Première huile végétale consommée dans le monde, l’huile de palme est issue de plantations couvrant 25 millions d’hectares dans le monde, dont 18,7 millions hectares de plantations industrielles, selon une estimation de l’Union internationale pour la conservation de la nature (UICN). Elle est massivement utilisée dans l’agroalimentaire, les carburants, la pharmacie, ou les cosmétiques. Depuis 2004, certains acteurs du secteur, surtout européens, ont élaboré ensemble une certification dite « responsable », censée garantir que la culture du palmier à huile ne se fait pas au détriment de la forêt primaire et des droits fondamentaux des populations locales. Mais l’action de l’organisme Roundtable for Sustainable Palm Oil (RSPO) qui certifie 20% de la production mondiale, est contestée. Greenpeace l’accuse de n’avoir que très peu d’effet sur la déforestation en Malaisie et Indonésie, principaux producteurs. L’ONG a en particulier accusé cette semaine le géant agro-industriel singapourien Wilmar de double discours, membre du RSPO d’un côté, déléguant la déforestation à des sociétés proches de lui de l’autre. L’UICN aussi établi un constat sévère sur la certification, qui a « fourni peu de bénéfices additionnels pour la conservation » et n’a pas empêché des effets dévastateurs sur l’érosion des sols, la qualité de l’eau et la biodiversité, selon un rapport publié mardi. Pour autant, l’UICN estime qu’interdire l’huile de palme serait vain. « Il y aura une autre huile qui prendra le dessus » dont la culture sera encore plus dévastatrice pour l’environnement et consommatrice de surfaces agricoles, a estimé Erik Meijaard, principal auteur du rapport, devant la presse mardi à Paris. « Il y a beaucoup de terres déjà dégradées qui pourraient être utilisées au lieu de s’attaquer aux forêts pour établir des plantations » a-t-il dit à l’AFP.

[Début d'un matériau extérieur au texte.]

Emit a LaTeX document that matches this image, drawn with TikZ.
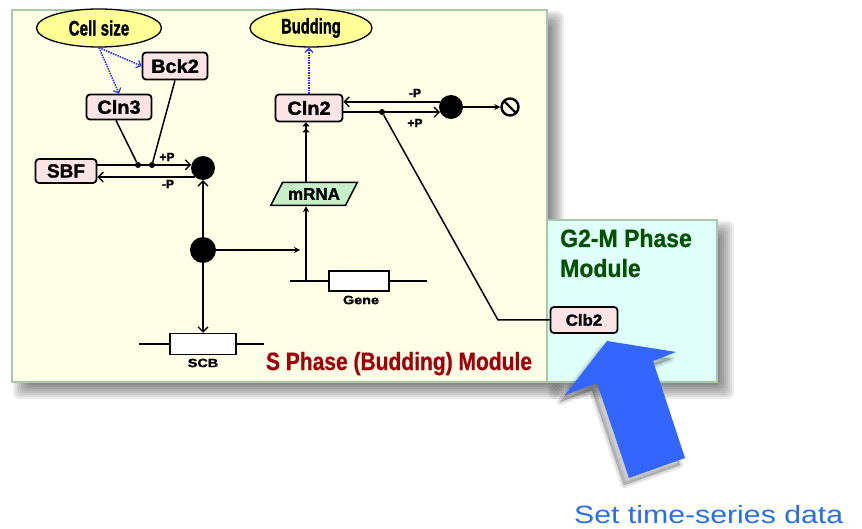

Pour le scientifique Marc Ancrenaz, spécialiste des orang-outans, établi à Bornéo depuis plus de 20 ans, « il est tout à fait possible de continuer à développer l’huile de palme tout en conservant les orang-outans » très menacés à Bornéo, car « il s’agit d’une espèce intelligente qui peut s’adapter à la transformation de son milieu » mais « qui a besoin de la forêt pour survivre ». En attendant, la réunion des acteurs de la filière mondiale, mardi à Paris, a permis d’essayer de mobiliser sur les critères de certification, qui n’ont pas évolué depuis 2013 et sont en cours de révision. Le président du RSPO, Datuk Darrel Webber, a promis à cette occasion qu’une « nouvelle norme » serait présentée en novembre en Malaisie, sans donner de détail. « C’est vrai que le RSPO de 2013 n’a pas répondu aux attentes, qu’il y a encore beaucoup de déforestation, mais c’est le seul outil qui existe et il faut l’utiliser, notamment en participant aux consultations organisées jusqu’au 1er août » souligne Mickael Blais, responsable des approvisionnements de la société suisse Givaudan (parfums et arômes). L’objectif est d’arriver à une norme « RSPO Next » qui signifierait zéro déforestation, c’est-à-dire qui autoriserait la culture de palmiers à huile uniquement sur des terres déjà dégradées, mais ni sur les forêts primaires, ni sur les tourbières ni sur les forêts secondaires riches en biodiversité. Dans ce débat, au sein d’une « task force » composée de 24 membres, 12 producteurs, six industriels et six ONG, « les industriels se retrouvent paradoxalement souvent aux côtés des ONG pour tenter de faire évoluer les producteurs » souligne une source européenne proche des négociations. L’huile de palme fait vivre des millions de personnes dans le monde, dont 4,5 millions rien qu’en Indonésie et Malaisie, pays qui ont renforcé leur lobbying en Europe ces dernières années. En Europe, certains industriels membre du RSPO ont pour leur part anticipé le renforcement des critères. « Un peu plus de 60% de nos approvisionnements sur une douzaine de matières premières agricoles, dont l’huile de palme, sont libres de déforestation actuellement » estime Jean-Manuel Bluet, directeur du développement durable chez Nestlé France.